AVAILABLE DATA:
>> BEGIN
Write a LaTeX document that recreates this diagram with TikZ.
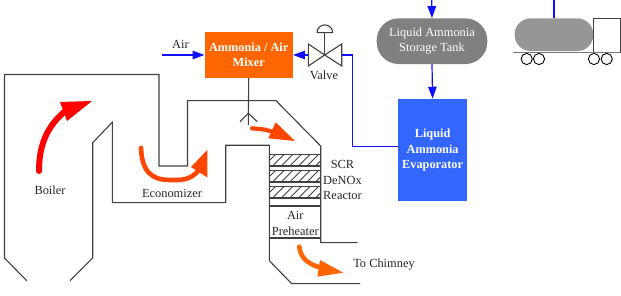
\documentclass[tikz,border=0pt]{standalone}
\usepackage{fontspec}
\setmainfont{Liberation Serif}
\usetikzlibrary{arrows.meta,patterns}
\definecolor{mixorange}{HTML}{FF6600}
\definecolor{flowred}{HTML}{FF0000}
\definecolor{floworange}{HTML}{FF4500}
\definecolor{pipeblue}{HTML}{1010FF}
\definecolor{evapblue}{HTML}{3366FF}
\definecolor{tankgrey}{HTML}{808080}
\definecolor{truckgrey}{HTML}{969696}
\definecolor{wall}{HTML}{404040}
\tikzset{
  x=1pt,y=-1pt,
  wallline/.style={draw=wall,line width=1.1pt,line join=miter},
  pipe/.style={draw=pipeblue,line width=1.2pt},
  pipearrow/.style={pipe,-{Triangle[length=12pt,width=8.5pt]}},
  label/.style={font=\fontsize{12.4}{15.4}\selectfont,align=center,text=black!85,inner sep=0pt},
  whitelabel/.style={font=\fontsize{12.4}{15.6}\selectfont,align=center,text=white,inner sep=0pt},
  boldlabel/.style={font=\fontsize{12.3}{15.4}\selectfont\bfseries,align=center,text=white,inner sep=0pt},
  flowshaft/.style={line cap=round,line join=round,fill=none},
}
\begin{document}
\begin{tikzpicture}
\useasboundingbox (0,0) rectangle (621,296);

% boiler and flue gas duct
\draw[wallline] (26.7,280.7) -- (4.5,258) -- (4.5,74.5) -- (159,74.5) -- (159,166) -- (187.5,166)
  -- (187.5,100.7) -- (276,100.7) -- (320.7,146) -- (320.7,242.7) -- (357.7,242.7);
\draw[wallline] (70,280.7) -- (92.7,258) -- (92.7,142.7) -- (112.3,122.3) -- (112.3,202.7)
  -- (225.7,202.7) -- (225.7,145.3) -- (269.3,145.3) -- (269.3,260.7) -- (291.7,283.7) -- (360,283.7);

% catalyst layers of the reactor
\foreach \ytop/\ybot in {154.7/166,170.7/182,186.7/198}{
  \begin{scope}
    \clip (269.3,\ytop) rectangle (320.7,\ybot);
    \foreach \k in {0,...,9}
      \draw[wall,line width=0.9pt] ({264+\k*8.6},\ybot) -- ({264+\k*8.6+11.3},\ytop);
  \end{scope}
  \draw[wallline] (269.3,\ytop) -- (320.7,\ytop) (269.3,\ybot) -- (320.7,\ybot);
}
\draw[wallline] (269.3,206) -- (320.7,206) (269.3,238) -- (320.7,238);

% process equipment
\node[fill=mixorange,minimum width=88pt,minimum height=45.4pt,inner sep=0pt,boldlabel] (mixer) at (248.7,55) {Ammonia / Air\\Mixer};
\node[fill=tankgrey,rounded corners=22pt,minimum width=110.6pt,minimum height=45.7pt,inner sep=0pt,whitelabel] (tank) at (432,41.2) {Liquid Ammonia\\Storage Tank};
\node[fill=evapblue,minimum width=68.7pt,minimum height=102.5pt,inner sep=0pt,boldlabel] (evap) at (432.6,150.2) {Liquid\\Ammonia\\Evaporator};

% ammonia injection lance
\coordinate (lance) at (248.3,125);
\coordinate (lancehead) at (248.3,113.3);
\coordinate (barbL) at (240,121.7);
\coordinate (barbR) at (257.3,121.7);
\draw[wallline] (mixer.south) -- (lance);
\draw[wallline] (barbL) -- (lancehead) -- (barbR);

% control valve
\coordinate (valve) at (324.7,55);
\coordinate (valveL) at (308.3,55);
\coordinate (valveR) at (341.7,55);
\coordinate (stemtop) at (324.7,32.7);
\draw[wallline,fill=white] (valve) -- (308.3,44) -- (308.3,66) -- cycle;
\draw[wallline,fill=white] (valve) -- (341.7,44) -- (341.7,66) -- cycle;
\draw[wallline] (valve) -- (stemtop);
\draw[wallline] (317,32.7) -- (332.7,32.7) arc[start angle=0,end angle=-180,radius=7.85];

% blue piping
\coordinate (airin) at (162,55);
\coordinate (tanktop) at (431.7,0);
\coordinate (trucktop) at (554,0);
\coordinate (truckport) at (554,18.3);
\draw[pipearrow] (airin) -- (mixer.west);
\draw[pipearrow] (valveL) -- (mixer.east);
\draw[pipe] (valveR) -- (352.3,55) -- (352.3,146.7) -- (evap.west |- 0,146.7);
\draw[pipearrow] (tanktop) -- (tank.north);
\draw[pipearrow] (tank.south) -- (evap.north);
\draw[pipe] (trucktop) -- (truckport);

% tanker truck
\node[fill=truckgrey,rounded corners=16pt,minimum width=78.6pt,minimum height=32.7pt,inner sep=0pt] (trucktank) at (554,34.7) {};
\node[draw=wall,line width=1.1pt,minimum width=26.7pt,minimum height=34.4pt,inner sep=0pt] (cab) at (606.7,35.5) {};
\draw[truckgrey!80!black,line width=1.4pt] (513.3,52.7) -- (620,52.7);
\foreach \wx in {526.7,539,594,606.7}
  \draw[black,line width=0.9pt,fill=white] (\wx,59) circle[radius=5.6];

% gas flow arrows, each a curved shaft with a filled head
\draw[flowshaft,flowred,line width=6pt] (39,171) .. controls (39,145) and (47,127) .. (64,112);
\fill[flowred] (92,101) -- (60,102) -- (67,121) -- cycle;
\draw[flowshaft,floworange,line width=4.6pt] (141,148) .. controls (142,172) and (152,180) .. (170,180)
  .. controls (180,180) and (190,181) .. (199,170);
\fill[floworange] (207.3,150) -- (207.3,177.5) -- (191,167) -- cycle;
\draw[flowshaft,floworange,line width=4.2pt] (252,128.3) -- (264,129.5) -- (276,132.5);
\fill[floworange] (295,141) -- (275.7,122.3) -- (268.3,138.3) -- cycle;
\draw[flowshaft,mixorange,line width=4.6pt] (299.3,246.7) .. controls (300,256) and (306,264) .. (322,268);
\fill[mixorange] (343.3,272.7) -- (320,260) -- (317.3,276.7) -- cycle;

% labels
\node[label] (lbair) at (180.5,44) {Air};
\node[label] (lbvalve) at (324,75.5) {Valve};
\node[label] (lbboiler) at (50,190) {Boiler};
\node[label] (lbecon) at (172,193) {Economizer};
\node[label] (lbscr) at (342.5,180) {SCR\\DeNOx\\Reactor};
\node[label] (lbpre) at (295.3,223.3) {Air\\Preheater};
\node[label] (lbchim) at (384,264.5) {To Chimney};
\end{tikzpicture}
\end{document}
>> END
WORK TO DO:
Exactly as written, return every line of the listing, but not the pictures.

EXERCISE SOLUTION:
Write a LaTeX document that recreates this diagram with TikZ.
\documentclass[tikz,border=0pt]{standalone}
\usepackage{fontspec}
\setmainfont{Liberation Serif}
\usetikzlibrary{arrows.meta,patterns}
\definecolor{mixorange}{HTML}{FF6600}
\definecolor{flowred}{HTML}{FF0000}
\definecolor{floworange}{HTML}{FF4500}
\definecolor{pipeblue}{HTML}{1010FF}
\definecolor{evapblue}{HTML}{3366FF}
\definecolor{tankgrey}{HTML}{808080}
\definecolor{truckgrey}{HTML}{969696}
\definecolor{wall}{HTML}{404040}
\tikzset{
  x=1pt,y=-1pt,
  wallline/.style={draw=wall,line width=1.1pt,line join=miter},
  pipe/.style={draw=pipeblue,line width=1.2pt},
  pipearrow/.style={pipe,-{Triangle[length=12pt,width=8.5pt]}},
  label/.style={font=\fontsize{12.4}{15.4}\selectfont,align=center,text=black!85,inner sep=0pt},
  whitelabel/.style={font=\fontsize{12.4}{15.6}\selectfont,align=center,text=white,inner sep=0pt},
  boldlabel/.style={font=\fontsize{12.3}{15.4}\selectfont\bfseries,align=center,text=white,inner sep=0pt},
  flowshaft/.style={line cap=round,line join=round,fill=none},
}
\begin{document}
\begin{tikzpicture}
\useasboundingbox (0,0) rectangle (621,296);

% boiler and flue gas duct
\draw[wallline] (26.7,280.7) -- (4.5,258) -- (4.5,74.5) -- (159,74.5) -- (159,166) -- (187.5,166)
  -- (187.5,100.7) -- (276,100.7) -- (320.7,146) -- (320.7,242.7) -- (357.7,242.7);
\draw[wallline] (70,280.7) -- (92.7,258) -- (92.7,142.7) -- (112.3,122.3) -- (112.3,202.7)
  -- (225.7,202.7) -- (225.7,145.3) -- (269.3,145.3) -- (269.3,260.7) -- (291.7,283.7) -- (360,283.7);

% catalyst layers of the reactor
\foreach \ytop/\ybot in {154.7/166,170.7/182,186.7/198}{
  \begin{scope}
    \clip (269.3,\ytop) rectangle (320.7,\ybot);
    \foreach \k in {0,...,9}
      \draw[wall,line width=0.9pt] ({264+\k*8.6},\ybot) -- ({264+\k*8.6+11.3},\ytop);
  \end{scope}
  \draw[wallline] (269.3,\ytop) -- (320.7,\ytop) (269.3,\ybot) -- (320.7,\ybot);
}
\draw[wallline] (269.3,206) -- (320.7,206) (269.3,238) -- (320.7,238);

% process equipment
\node[fill=mixorange,minimum width=88pt,minimum height=45.4pt,inner sep=0pt,boldlabel] (mixer) at (248.7,55) {Ammonia / Air\\Mixer};
\node[fill=tankgrey,rounded corners=22pt,minimum width=110.6pt,minimum height=45.7pt,inner sep=0pt,whitelabel] (tank) at (432,41.2) {Liquid Ammonia\\Storage Tank};
\node[fill=evapblue,minimum width=68.7pt,minimum height=102.5pt,inner sep=0pt,boldlabel] (evap) at (432.6,150.2) {Liquid\\Ammonia\\Evaporator};

% ammonia injection lance
\coordinate (lance) at (248.3,125);
\coordinate (lancehead) at (248.3,113.3);
\coordinate (barbL) at (240,121.7);
\coordinate (barbR) at (257.3,121.7);
\draw[wallline] (mixer.south) -- (lance);
\draw[wallline] (barbL) -- (lancehead) -- (barbR);

% control valve
\coordinate (valve) at (324.7,55);
\coordinate (valveL) at (308.3,55);
\coordinate (valveR) at (341.7,55);
\coordinate (stemtop) at (324.7,32.7);
\draw[wallline,fill=white] (valve) -- (308.3,44) -- (308.3,66) -- cycle;
\draw[wallline,fill=white] (valve) -- (341.7,44) -- (341.7,66) -- cycle;
\draw[wallline] (valve) -- (stemtop);
\draw[wallline] (317,32.7) -- (332.7,32.7) arc[start angle=0,end angle=-180,radius=7.85];

% blue piping
\coordinate (airin) at (162,55);
\coordinate (tanktop) at (431.7,0);
\coordinate (trucktop) at (554,0);
\coordinate (truckport) at (554,18.3);
\draw[pipearrow] (airin) -- (mixer.west);
\draw[pipearrow] (valveL) -- (mixer.east);
\draw[pipe] (valveR) -- (352.3,55) -- (352.3,146.7) -- (evap.west |- 0,146.7);
\draw[pipearrow] (tanktop) -- (tank.north);
\draw[pipearrow] (tank.south) -- (evap.north);
\draw[pipe] (trucktop) -- (truckport);

% tanker truck
\node[fill=truckgrey,rounded corners=16pt,minimum width=78.6pt,minimum height=32.7pt,inner sep=0pt] (trucktank) at (554,34.7) {};
\node[draw=wall,line width=1.1pt,minimum width=26.7pt,minimum height=34.4pt,inner sep=0pt] (cab) at (606.7,35.5) {};
\draw[truckgrey!80!black,line width=1.4pt] (513.3,52.7) -- (620,52.7);
\foreach \wx in {526.7,539,594,606.7}
  \draw[black,line width=0.9pt,fill=white] (\wx,59) circle[radius=5.6];

% gas flow arrows, each a curved shaft with a filled head
\draw[flowshaft,flowred,line width=6pt] (39,171) .. controls (39,145) and (47,127) .. (64,112);
\fill[flowred] (92,101) -- (60,102) -- (67,121) -- cycle;
\draw[flowshaft,floworange,line width=4.6pt] (141,148) .. controls (142,172) and (152,180) .. (170,180)
  .. controls (180,180) and (190,181) .. (199,170);
\fill[floworange] (207.3,150) -- (207.3,177.5) -- (191,167) -- cycle;
\draw[flowshaft,floworange,line width=4.2pt] (252,128.3) -- (264,129.5) -- (276,132.5);
\fill[floworange] (295,141) -- (275.7,122.3) -- (268.3,138.3) -- cycle;
\draw[flowshaft,mixorange,line width=4.6pt] (299.3,246.7) .. controls (300,256) and (306,264) .. (322,268);
\fill[mixorange] (343.3,272.7) -- (320,260) -- (317.3,276.7) -- cycle;

% labels
\node[label] (lbair) at (180.5,44) {Air};
\node[label] (lbvalve) at (324,75.5) {Valve};
\node[label] (lbboiler) at (50,190) {Boiler};
\node[label] (lbecon) at (172,193) {Economizer};
\node[label] (lbscr) at (342.5,180) {SCR\\DeNOx\\Reactor};
\node[label] (lbpre) at (295.3,223.3) {Air\\Preheater};
\node[label] (lbchim) at (384,264.5) {To Chimney};
\end{tikzpicture}
\end{document}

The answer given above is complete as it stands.